Although the lens gets stellar reviews it seems a trend that most reviewers resort to using it with the supplied 1.4x converter. This suggests the one drawback of the lens, for wildlife at least, that 200mm (or 300mm effective fov) is just too short. Even at 1.4x the effective fov is only 420mm which might be ok for wildlife portraits but you'd still be cropping heavily. For birds in flight, in my experience, you needs a longer lens or a bigger sensor to crop from (and Fuji currently max out at the 26mpx on the X-T3).
Or am I missing something?
One internet pundit suggests that the only reason for the existence of the 200/2 is that Fuji are planning on introducing a pro-body to go with it and other future lenses.
LouisB
Hm - larger sensors and decent lenses (mirrorless) for wildlife - sorry but then my choice would be clearly the Sony A9 paired with that wonderful G-Master 100-400. Given all the advancements that the latest FW updates brought for this camera and the fact that this camera (sensor) was already the best performer for fast action before the FW updates makes this a no-brainer for me. Let me say it otherwise - if I were to go into serious wildlife shooting and want (need) FF my choice would be this Sony combo.
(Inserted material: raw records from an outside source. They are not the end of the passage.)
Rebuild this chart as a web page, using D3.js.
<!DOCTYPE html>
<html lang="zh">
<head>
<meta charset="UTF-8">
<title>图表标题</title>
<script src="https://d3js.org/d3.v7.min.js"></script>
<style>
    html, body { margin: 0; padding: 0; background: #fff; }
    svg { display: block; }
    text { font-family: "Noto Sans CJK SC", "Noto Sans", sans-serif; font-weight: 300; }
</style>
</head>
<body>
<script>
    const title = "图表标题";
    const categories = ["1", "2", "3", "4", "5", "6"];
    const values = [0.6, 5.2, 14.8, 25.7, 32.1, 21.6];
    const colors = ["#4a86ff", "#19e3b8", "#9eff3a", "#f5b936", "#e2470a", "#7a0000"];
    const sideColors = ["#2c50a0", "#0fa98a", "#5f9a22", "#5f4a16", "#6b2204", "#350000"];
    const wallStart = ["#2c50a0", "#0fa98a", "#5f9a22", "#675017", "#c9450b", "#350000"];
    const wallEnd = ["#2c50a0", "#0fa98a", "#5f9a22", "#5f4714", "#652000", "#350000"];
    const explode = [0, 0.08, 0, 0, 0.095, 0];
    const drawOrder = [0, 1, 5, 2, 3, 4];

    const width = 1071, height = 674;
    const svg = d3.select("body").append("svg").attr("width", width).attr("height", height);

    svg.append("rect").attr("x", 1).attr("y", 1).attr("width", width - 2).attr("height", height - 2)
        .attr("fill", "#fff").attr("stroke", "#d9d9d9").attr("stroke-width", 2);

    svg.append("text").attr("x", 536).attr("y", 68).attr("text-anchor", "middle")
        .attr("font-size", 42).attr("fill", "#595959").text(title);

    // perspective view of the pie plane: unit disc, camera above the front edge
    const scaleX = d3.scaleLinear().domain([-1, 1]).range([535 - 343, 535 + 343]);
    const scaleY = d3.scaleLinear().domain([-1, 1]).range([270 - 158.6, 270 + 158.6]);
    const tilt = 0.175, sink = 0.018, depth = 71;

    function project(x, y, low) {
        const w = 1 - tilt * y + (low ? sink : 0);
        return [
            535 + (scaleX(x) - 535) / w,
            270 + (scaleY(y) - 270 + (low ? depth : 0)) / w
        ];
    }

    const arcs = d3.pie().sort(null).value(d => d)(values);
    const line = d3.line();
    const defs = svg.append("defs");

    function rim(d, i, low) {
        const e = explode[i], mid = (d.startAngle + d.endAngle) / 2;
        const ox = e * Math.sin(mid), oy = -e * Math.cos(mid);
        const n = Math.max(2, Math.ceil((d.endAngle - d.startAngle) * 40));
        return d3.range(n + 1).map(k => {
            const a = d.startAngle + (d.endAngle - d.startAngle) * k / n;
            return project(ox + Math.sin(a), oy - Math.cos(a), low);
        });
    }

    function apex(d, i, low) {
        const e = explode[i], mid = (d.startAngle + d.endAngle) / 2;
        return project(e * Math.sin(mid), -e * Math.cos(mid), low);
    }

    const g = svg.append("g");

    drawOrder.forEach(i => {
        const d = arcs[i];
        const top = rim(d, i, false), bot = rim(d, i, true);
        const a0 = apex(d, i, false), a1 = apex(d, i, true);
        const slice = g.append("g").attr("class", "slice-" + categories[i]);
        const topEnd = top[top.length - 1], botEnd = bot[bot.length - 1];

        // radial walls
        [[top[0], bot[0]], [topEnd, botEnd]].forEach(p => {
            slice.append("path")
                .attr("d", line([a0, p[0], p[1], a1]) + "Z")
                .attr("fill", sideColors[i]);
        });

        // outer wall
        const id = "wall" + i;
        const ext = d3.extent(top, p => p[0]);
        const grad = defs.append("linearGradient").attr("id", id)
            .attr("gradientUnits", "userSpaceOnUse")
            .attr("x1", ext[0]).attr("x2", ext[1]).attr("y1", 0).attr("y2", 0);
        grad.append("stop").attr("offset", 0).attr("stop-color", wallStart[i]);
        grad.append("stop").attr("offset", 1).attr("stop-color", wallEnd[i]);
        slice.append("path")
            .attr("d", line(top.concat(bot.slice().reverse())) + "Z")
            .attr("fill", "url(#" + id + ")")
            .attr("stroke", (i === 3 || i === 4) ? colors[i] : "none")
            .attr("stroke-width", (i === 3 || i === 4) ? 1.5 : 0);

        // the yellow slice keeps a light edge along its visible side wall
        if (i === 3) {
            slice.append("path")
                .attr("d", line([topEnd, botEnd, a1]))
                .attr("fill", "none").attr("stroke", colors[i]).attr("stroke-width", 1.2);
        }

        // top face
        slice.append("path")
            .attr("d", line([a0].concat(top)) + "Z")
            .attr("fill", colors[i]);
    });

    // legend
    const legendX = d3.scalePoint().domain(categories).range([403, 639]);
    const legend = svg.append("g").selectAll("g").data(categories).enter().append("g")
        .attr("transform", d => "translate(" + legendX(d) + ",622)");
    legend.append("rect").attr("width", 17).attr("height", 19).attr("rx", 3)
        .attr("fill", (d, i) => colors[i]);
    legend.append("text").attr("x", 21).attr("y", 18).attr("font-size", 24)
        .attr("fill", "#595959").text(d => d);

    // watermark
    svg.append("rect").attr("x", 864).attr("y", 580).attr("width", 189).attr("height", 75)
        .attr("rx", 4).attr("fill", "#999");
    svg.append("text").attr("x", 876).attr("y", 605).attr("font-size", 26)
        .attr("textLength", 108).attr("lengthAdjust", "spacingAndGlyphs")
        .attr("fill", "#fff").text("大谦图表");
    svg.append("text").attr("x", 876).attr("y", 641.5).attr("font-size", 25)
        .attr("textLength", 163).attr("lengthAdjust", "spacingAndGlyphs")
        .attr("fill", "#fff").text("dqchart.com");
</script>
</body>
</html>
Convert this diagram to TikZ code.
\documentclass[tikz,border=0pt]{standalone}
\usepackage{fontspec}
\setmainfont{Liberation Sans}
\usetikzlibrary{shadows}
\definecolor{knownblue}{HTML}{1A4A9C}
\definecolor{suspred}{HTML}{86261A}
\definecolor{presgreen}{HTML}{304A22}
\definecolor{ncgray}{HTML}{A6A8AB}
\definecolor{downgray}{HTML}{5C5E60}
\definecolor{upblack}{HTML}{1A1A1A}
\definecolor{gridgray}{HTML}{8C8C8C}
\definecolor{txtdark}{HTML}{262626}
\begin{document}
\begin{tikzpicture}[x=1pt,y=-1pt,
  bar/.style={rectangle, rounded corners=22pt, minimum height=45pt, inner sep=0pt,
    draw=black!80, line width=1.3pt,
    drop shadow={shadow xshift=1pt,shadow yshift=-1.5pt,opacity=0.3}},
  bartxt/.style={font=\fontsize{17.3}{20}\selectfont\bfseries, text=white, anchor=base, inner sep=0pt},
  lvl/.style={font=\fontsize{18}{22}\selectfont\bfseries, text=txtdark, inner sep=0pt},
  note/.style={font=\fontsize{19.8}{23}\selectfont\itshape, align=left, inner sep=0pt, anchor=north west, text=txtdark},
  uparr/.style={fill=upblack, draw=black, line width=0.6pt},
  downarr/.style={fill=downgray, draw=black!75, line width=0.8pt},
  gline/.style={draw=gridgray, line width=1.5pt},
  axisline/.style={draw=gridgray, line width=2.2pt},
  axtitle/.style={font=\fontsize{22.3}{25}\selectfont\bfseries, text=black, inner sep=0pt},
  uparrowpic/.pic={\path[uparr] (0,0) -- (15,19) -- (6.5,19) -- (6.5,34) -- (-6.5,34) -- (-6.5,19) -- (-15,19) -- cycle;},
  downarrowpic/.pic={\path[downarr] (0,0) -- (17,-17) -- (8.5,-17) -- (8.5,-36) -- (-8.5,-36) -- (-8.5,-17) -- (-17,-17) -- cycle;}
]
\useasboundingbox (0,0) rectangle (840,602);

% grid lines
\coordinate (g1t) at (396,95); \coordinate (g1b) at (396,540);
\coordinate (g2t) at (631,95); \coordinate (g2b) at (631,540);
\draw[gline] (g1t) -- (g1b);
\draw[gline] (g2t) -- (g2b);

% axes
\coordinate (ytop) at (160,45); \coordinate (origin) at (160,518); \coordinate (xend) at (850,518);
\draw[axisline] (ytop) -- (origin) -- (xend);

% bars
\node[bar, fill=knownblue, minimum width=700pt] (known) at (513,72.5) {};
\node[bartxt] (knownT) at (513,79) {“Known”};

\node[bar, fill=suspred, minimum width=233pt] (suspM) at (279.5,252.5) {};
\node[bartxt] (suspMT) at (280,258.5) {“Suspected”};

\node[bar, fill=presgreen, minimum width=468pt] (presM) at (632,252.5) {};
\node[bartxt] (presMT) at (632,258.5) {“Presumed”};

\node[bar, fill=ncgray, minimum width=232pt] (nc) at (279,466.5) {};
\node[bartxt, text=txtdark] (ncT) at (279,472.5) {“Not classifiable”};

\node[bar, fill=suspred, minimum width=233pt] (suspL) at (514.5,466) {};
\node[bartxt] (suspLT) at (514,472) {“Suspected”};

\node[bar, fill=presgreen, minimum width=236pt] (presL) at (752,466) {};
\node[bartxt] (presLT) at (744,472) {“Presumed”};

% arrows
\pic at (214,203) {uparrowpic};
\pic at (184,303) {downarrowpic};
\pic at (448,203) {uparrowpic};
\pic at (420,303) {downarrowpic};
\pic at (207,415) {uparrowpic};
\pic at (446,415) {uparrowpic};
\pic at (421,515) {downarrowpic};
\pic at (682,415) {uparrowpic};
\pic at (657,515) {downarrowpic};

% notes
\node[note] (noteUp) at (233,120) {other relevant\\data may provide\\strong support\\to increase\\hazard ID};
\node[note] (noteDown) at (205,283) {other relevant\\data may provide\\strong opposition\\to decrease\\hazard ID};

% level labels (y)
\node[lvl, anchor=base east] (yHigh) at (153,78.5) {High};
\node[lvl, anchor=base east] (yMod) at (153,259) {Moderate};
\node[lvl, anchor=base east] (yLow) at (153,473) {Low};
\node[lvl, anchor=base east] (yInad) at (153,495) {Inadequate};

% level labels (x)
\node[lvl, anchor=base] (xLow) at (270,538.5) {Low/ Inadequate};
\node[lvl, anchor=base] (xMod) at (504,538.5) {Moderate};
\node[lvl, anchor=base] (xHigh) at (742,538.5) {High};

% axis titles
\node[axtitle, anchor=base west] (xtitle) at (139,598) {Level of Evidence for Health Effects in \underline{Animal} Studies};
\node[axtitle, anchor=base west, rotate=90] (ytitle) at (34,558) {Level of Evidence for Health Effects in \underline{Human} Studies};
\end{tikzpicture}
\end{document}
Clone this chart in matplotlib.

As you I am very attracted by Fuji cameras and lenses - main reasons these products are simply the most photographic ones available today (except Leica) but for a totally different price. And we all know that stellar color science! But the 2/200 - although a stellar lens - is simply too restricting for real wildlife shooting. IMHO and with all my wildlife shooting experience I always prefer the benefits of a great zoom (the 100-400 in the Fuji lineup) to a fixed focal length. So here you already have it - the best combo for wildlife in Fuji ecosystem today.
WRT professional Fuji camera - I think this is currently their X-H1 and I am pretty sure this will become the X-H2 as soon as it will be released.
But forget any different sensor size in the Fuji lineup - this is APSC and MFD - period. They made it so clear so many times that this is their strategy and I am pretty sure this will not change soon.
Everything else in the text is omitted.